China Industrial Profits Plunge Most On Record
On Friday morning local time, China reported that industrial profits crash the most on record in January-February, both due to the Lunar new year, but mostly due to the virus outbreak and the government’s restrictive measures to contain the virus. In year-over-year terms, profit growth was -38.3%, the biggest drop on record, and far worse from the -6.3%Y/Y decline in December. On a seasonally adjusted basis, the average level of profits in January-February also declined materially by 22% (non-annualized) from the December level.
The decline in profits was bigger than the decline in industrial production in January to February, likely due to the fact that while production and sales were suspended, certain costs (such as labor and depreciation costs) remained.
Here are the key numbers:
Industrial profits: -38.3% yoy in January-February (-22.0% growth mom non-annualized, seasonally adjusted by GS); December: -6.3% yoy (-14.6% mom sa).
Industrial revenue: -17.7% yoy in January-February (-7.9% growth mom non-annualized, seasonally adjusted by GS); December: -3.3% yoy (-9.7% mom sa).
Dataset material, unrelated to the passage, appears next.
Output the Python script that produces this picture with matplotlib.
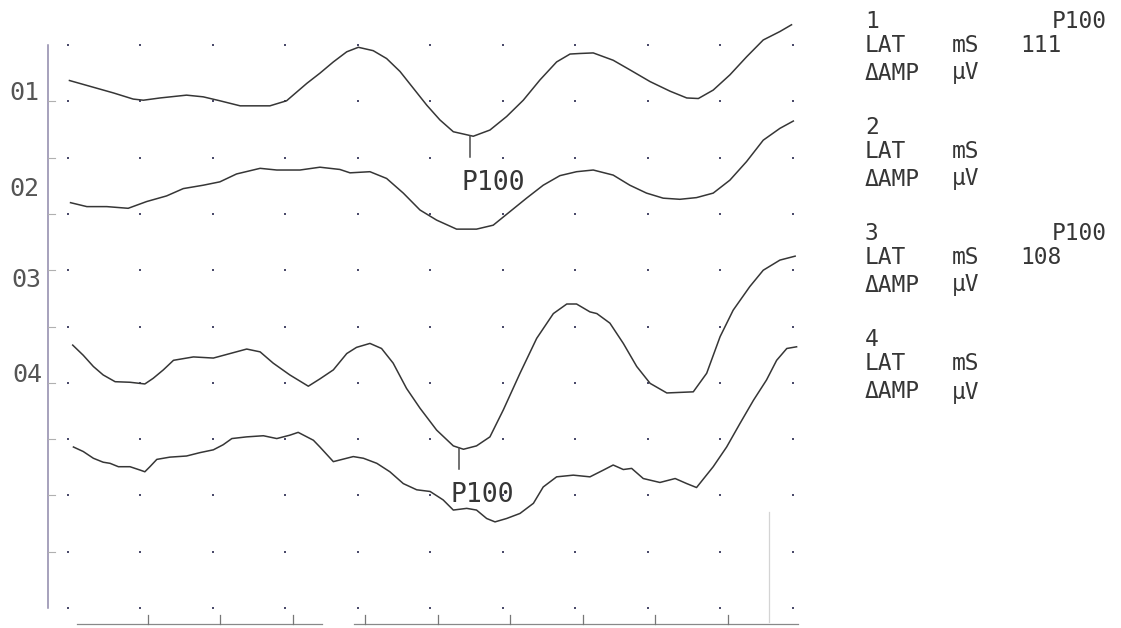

Commenting on the plunge in profits, Goldman notes that all major industries saw lower profits, led by automobile manufacturing where profits shrank by 79.6% yoy, and computer manufacturing industry where profits declined by 87%. Ferrous metal smelting and pressing profits dropped by 34.4% yoy.
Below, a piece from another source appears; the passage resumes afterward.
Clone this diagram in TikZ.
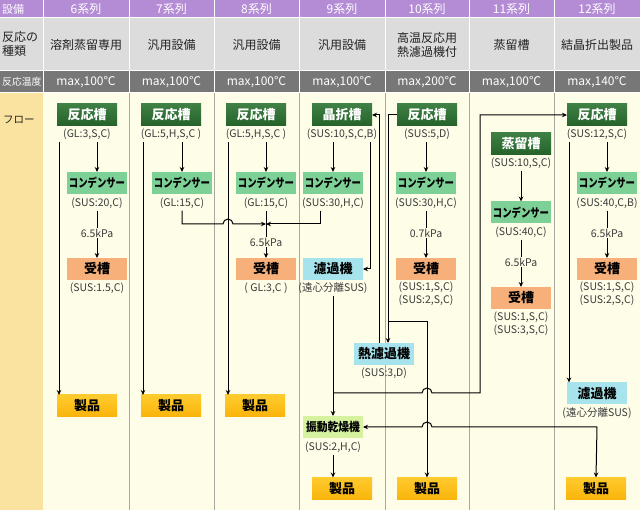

Profit margins (total profits divided by revenues) for industrial companies narrowed to 3.9%, vs 5.2% in the same period last year based on our calculation. Sales slowed while certain costs such as labor and depreciation cost remained. The increased hygiene standard and disinfection needs could also have pushed up costs. The implied real industrial sales growth in January-February was -17.6% yoy, down from -2.8% yoy in December and weaker than the industrial production growth of -13.5% yoy in January to February. Travel and logistics control might have lowered the sales to production ratio and caused the divergence between these two indicators.